- _Exercise prompt_
In the entries below, the lines from the one with "Write a Python script that recreates this chart with matplotlib." through the one with "P_sII = [1.53, 2.10, 2.89, 3.96]" are to be copied exactly; both ends count.
-----
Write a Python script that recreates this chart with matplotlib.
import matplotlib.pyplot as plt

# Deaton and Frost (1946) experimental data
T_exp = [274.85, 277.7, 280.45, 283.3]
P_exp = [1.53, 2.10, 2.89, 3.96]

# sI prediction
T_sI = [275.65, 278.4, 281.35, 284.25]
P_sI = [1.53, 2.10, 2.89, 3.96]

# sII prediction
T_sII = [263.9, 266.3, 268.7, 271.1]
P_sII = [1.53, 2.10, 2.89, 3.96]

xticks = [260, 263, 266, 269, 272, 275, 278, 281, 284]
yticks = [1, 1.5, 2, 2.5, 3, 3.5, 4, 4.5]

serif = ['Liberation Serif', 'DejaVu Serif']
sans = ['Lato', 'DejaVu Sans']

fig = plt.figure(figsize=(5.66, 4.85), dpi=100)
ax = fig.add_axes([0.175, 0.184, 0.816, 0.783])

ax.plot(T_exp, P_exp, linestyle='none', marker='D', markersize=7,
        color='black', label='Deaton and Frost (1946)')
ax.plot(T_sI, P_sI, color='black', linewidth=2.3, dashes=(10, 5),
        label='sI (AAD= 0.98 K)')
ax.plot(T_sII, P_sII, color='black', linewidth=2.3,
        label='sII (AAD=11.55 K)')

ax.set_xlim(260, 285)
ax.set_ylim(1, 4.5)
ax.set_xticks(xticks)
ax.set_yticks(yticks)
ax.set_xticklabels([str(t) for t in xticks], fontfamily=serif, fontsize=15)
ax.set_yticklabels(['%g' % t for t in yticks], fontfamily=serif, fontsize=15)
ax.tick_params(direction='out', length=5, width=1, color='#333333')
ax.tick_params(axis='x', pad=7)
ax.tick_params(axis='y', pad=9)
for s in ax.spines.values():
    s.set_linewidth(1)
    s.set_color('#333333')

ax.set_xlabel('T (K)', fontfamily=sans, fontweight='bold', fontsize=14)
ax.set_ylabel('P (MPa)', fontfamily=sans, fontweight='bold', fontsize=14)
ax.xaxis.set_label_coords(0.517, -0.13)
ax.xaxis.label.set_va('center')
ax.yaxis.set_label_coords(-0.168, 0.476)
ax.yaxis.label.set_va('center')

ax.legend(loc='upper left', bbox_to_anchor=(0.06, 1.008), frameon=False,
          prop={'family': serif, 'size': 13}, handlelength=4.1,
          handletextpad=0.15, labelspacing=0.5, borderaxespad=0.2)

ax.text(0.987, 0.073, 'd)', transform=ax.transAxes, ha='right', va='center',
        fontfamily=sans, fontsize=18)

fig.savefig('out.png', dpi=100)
-----
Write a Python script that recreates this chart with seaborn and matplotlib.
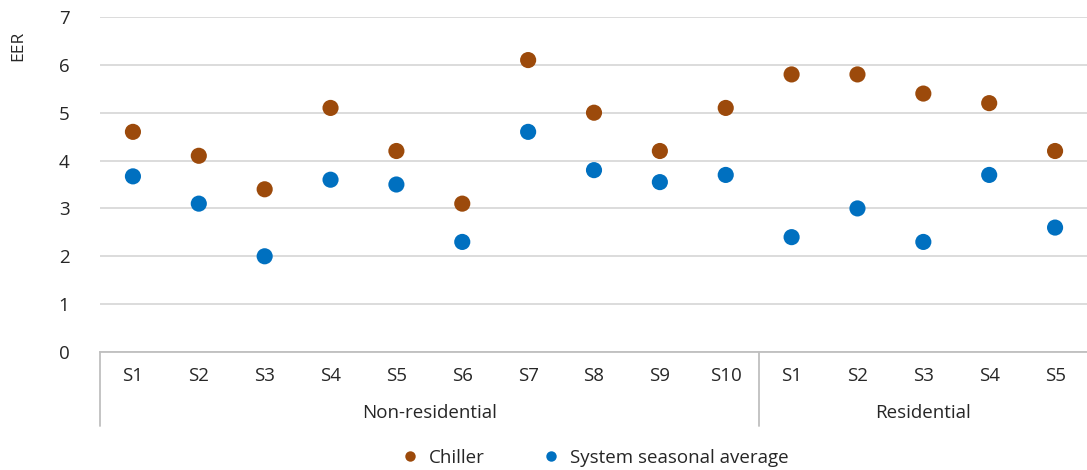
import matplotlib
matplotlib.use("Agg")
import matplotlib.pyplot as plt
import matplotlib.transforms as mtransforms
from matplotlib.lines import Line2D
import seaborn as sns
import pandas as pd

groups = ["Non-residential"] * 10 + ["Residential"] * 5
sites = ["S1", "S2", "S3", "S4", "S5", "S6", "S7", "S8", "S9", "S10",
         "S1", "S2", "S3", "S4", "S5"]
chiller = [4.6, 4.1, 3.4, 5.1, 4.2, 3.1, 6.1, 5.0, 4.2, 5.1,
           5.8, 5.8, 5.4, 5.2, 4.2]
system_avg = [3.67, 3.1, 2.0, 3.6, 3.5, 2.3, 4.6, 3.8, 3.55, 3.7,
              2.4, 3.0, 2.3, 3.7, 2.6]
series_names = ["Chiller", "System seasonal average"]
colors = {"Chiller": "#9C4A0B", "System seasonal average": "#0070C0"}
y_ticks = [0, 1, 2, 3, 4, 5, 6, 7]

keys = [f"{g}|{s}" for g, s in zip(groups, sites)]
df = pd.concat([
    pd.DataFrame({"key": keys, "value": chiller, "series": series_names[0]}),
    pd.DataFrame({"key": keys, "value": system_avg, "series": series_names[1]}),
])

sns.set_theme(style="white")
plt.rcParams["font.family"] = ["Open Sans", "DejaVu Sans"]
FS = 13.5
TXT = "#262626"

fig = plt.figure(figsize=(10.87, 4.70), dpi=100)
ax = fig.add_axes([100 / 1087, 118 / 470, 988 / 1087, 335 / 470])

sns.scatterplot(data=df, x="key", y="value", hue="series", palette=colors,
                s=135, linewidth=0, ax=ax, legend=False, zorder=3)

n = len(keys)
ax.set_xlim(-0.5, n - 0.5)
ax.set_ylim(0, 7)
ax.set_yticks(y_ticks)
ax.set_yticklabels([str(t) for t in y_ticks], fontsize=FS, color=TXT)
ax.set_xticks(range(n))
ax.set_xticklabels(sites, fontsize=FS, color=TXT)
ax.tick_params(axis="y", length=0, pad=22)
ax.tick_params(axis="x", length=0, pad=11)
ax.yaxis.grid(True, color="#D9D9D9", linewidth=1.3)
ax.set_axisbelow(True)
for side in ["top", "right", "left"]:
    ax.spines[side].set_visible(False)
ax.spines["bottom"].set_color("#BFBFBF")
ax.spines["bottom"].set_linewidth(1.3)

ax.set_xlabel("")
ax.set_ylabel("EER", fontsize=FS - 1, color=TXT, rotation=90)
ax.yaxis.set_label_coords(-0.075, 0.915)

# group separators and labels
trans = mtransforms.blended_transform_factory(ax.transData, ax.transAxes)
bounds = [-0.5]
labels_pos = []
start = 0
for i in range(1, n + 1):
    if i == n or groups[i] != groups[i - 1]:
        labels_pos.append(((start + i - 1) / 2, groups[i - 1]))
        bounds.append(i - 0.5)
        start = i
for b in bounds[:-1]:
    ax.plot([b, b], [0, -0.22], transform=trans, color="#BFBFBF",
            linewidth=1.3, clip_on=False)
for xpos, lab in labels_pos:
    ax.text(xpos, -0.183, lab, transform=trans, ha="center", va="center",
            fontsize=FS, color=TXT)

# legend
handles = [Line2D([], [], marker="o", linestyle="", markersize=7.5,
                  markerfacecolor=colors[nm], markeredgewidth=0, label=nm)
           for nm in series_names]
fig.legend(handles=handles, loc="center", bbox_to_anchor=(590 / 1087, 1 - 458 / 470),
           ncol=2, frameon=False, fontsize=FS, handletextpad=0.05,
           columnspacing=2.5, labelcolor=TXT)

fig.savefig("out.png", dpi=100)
-----
- _Result for this exercise_
Write a Python script that recreates this chart with matplotlib.
import matplotlib.pyplot as plt

# Deaton and Frost (1946) experimental data
T_exp = [274.85, 277.7, 280.45, 283.3]
P_exp = [1.53, 2.10, 2.89, 3.96]

# sI prediction
T_sI = [275.65, 278.4, 281.35, 284.25]
P_sI = [1.53, 2.10, 2.89, 3.96]

# sII prediction
T_sII = [263.9, 266.3, 268.7, 271.1]
P_sII = [1.53, 2.10, 2.89, 3.96]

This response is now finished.